Die umfangreichste Regulierungsvorlage steht uns allerdings erst 2022 mit der sogenannten «Zielvorgabe» bevor, die der Bundesrat als indirekten Gegenvorschlag zur Kostenbremse-Initiative vorlegen möchte. Wäre der Bundesrat ein Arzt, müsste er sich berechtigterweise fragen, ob die von ihm empfohlene «Therapie» WZW-konform ist, also wirksam (W), zweckmässig (Z) und wirtschaftlich (W). Die Zielvorgabe ist dies eindeutig nicht. Die Unwirksamkeit vorab fixierter Budgets zeigen sowohl die Studien des Bundes als auch der Blick ins Ausland, wo die Kosten vergleichbar steigen. Auch die Zweckmässigkeit einer Zielvorgabe darf ­bezweifelt werden, hat doch der Kostenzuwachs von ~2,5% in den letzten zehn Jahren selbst das erst langfristig anvisierte Ziel von 2,7% bereits unterboten. Dennoch Zielvorgaben und -kontrollen zu etablieren, käme damit einer «Überbehandlung» gleich. Und last but noch least kann, was überflüssig ist, auch nicht wirtschaftlich sein, umso weniger, wenn es mit teurer Büro­kratie und Ineffizienz verbunden ist.
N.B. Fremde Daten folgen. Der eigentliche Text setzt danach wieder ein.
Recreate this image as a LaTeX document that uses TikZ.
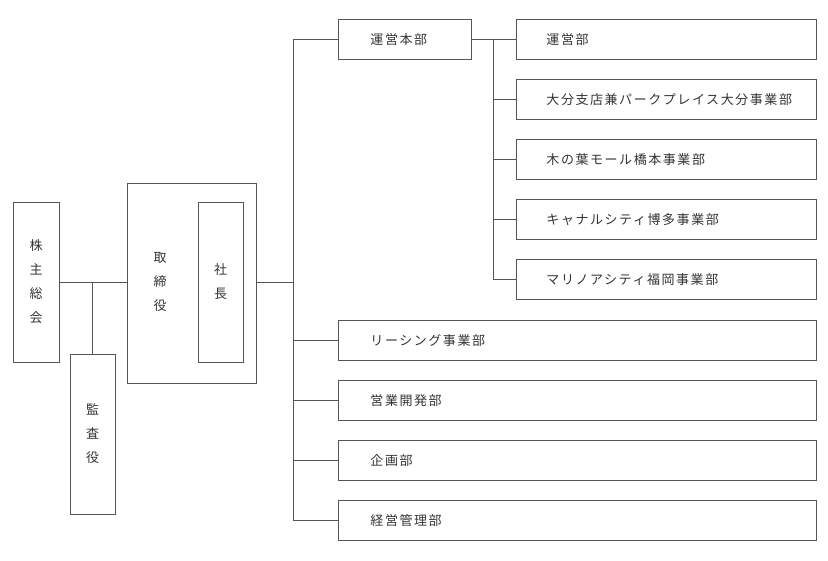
\documentclass[tikz,border=0pt]{standalone}
\usepackage{fontspec}
\newfontfamily\jp{Noto Sans CJK JP}[LetterSpace=12]
\definecolor{ln}{HTML}{555555}
\definecolor{tx}{HTML}{333333}
\tikzset{
  lbl/.style={inner sep=0pt, font=\jp\fontsize{13}{24}\selectfont, text=tx},
  box/.style={lbl, draw=ln, line width=0.9pt, rectangle},
  vbox/.style={box, minimum width=45pt, minimum height=160pt, align=center},
  conn/.style={draw=ln, line width=0.9pt},
}
\begin{document}
\begin{tikzpicture}[x=1pt,y=-1pt]
\useasboundingbox (0,0) rectangle (828,561);
% left part
\node[vbox, minimum width=46pt] (kabu) at (36,282) {株\\主\\総\\会};
\node[vbox] (kansa) at (92.5,434) {監\\査\\役};
\node[box, minimum width=129pt, minimum height=200pt] (tori) at (191.5,283) {};
\node[lbl, align=center] (toritext) at (160,282) {取\\締\\役};
\node[vbox] (shacho) at (220.5,282) {社\\長};
% trunks
\coordinate (t) at (293,0);
\coordinate (s) at (493,0);
% center column
\node[box, minimum width=133pt, minimum height=40pt, anchor=west, text width=133pt, align=left] (honbu) at (338,39.5) {\hspace{32pt}運営本部};
\node[box, minimum width=478pt, minimum height=40pt, anchor=west, text width=478pt, align=left] (leasing) at (338,340.5) {\hspace{32pt}リーシング事業部};
\node[box, minimum width=478pt, minimum height=40pt, anchor=west, text width=478pt, align=left] (eigyo) at (338,400.5) {\hspace{32pt}営業開発部};
\node[box, minimum width=478pt, minimum height=40pt, anchor=west, text width=478pt, align=left] (kikaku) at (338,460.5) {\hspace{32pt}企画部};
\node[box, minimum width=478pt, minimum height=40pt, anchor=west, text width=478pt, align=left] (keiei) at (338,520.5) {\hspace{32pt}経営管理部};
% right column
\node[box, minimum width=300pt, minimum height=40pt, anchor=west, text width=300pt, align=left] (unei) at (516,39.5) {\hspace{30pt}運営部};
\node[box, minimum width=300pt, minimum height=40pt, anchor=west, text width=300pt, align=left] (oita) at (516,99.5) {\hspace{30pt}大分支店兼パークプレイス大分事業部};
\node[box, minimum width=300pt, minimum height=40pt, anchor=west, text width=300pt, align=left] (konoha) at (516,159.5) {\hspace{30pt}木の葉モール橋本事業部};
\node[box, minimum width=300pt, minimum height=40pt, anchor=west, text width=300pt, align=left] (canal) at (516,219.5) {\hspace{30pt}キャナルシティ博多事業部};
\node[box, minimum width=300pt, minimum height=40pt, anchor=west, text width=300pt, align=left] (marino) at (516,279.5) {\hspace{30pt}マリノアシティ福岡事業部};
% connectors
\draw[conn] (kabu.east) -- (kabu.east -| tori.west);
\draw[conn] (kansa.north) -- (kansa.north |- kabu.east);
\draw[conn] (shacho.east -| tori.east) -- (shacho.east -| t);
\draw[conn] (honbu.west) -- (honbu.west -| t) -- (keiei.west -| t) -- (keiei.west);
\draw[conn] (leasing.west -| t) -- (leasing.west);
\draw[conn] (eigyo.west -| t) -- (eigyo.west);
\draw[conn] (kikaku.west -| t) -- (kikaku.west);
\draw[conn] (honbu.east) -- (unei.west);
\draw[conn] (unei.west -| s) -- (marino.west -| s) -- (marino.west);
\draw[conn] (oita.west -| s) -- (oita.west);
\draw[conn] (konoha.west -| s) -- (konoha.west);
\draw[conn] (canal.west -| s) -- (canal.west);
\end{tikzpicture}
\end{document}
Die Zielvorgabe unterstellt staatlichen Stellen zudem genau die Kompetenzen, deren Fehlen sie in der Pandemie unter Beweis gestellt haben: Wie sollten Bund und Kantone unvorhersehbare Kostenschwankungen korrekt prognostizieren können, wenn sie doch nicht einmal klar absehbare Herausforderungen antizipieren? Wie sollen der in dieser Pandemie so lähmende Kantönligeist, das Silodenken und die Verantwortungsdiffusion überwunden werden, wenn wir kantons- und bereichsspezifische Zielvorgaben einführen? Das Jahr 2021 hat gezeigt, dass die Politik im Gesundheits­bereich weder gut antizipieren noch schnell auf Unerwartetes reagieren kann. Ihre lange Untätigkeit vor der Abstimmung zum Covid-Gesetz hat gezeigt, wie verheerend es sein kann, wenn politische Interessen mit Gesundheitszielen im Konflikt stehen. Der zunehmende Personalmangel zeigt überdies, dass die Gesundheitsfachpersonen Fehlsteuerungen nicht dauerhaft auffangen werden. Es braucht darum eine gewissenhafte WZW-Prüfung der Zielvorgabe im Parlament. Denn nur wenn Wirksamkeit, Zweckmässigkeit und Wirtschaftlichkeit auch in der Gesetzgebung handlungsleitend sind, kann sie die medizinische Versorgung unter­stützen.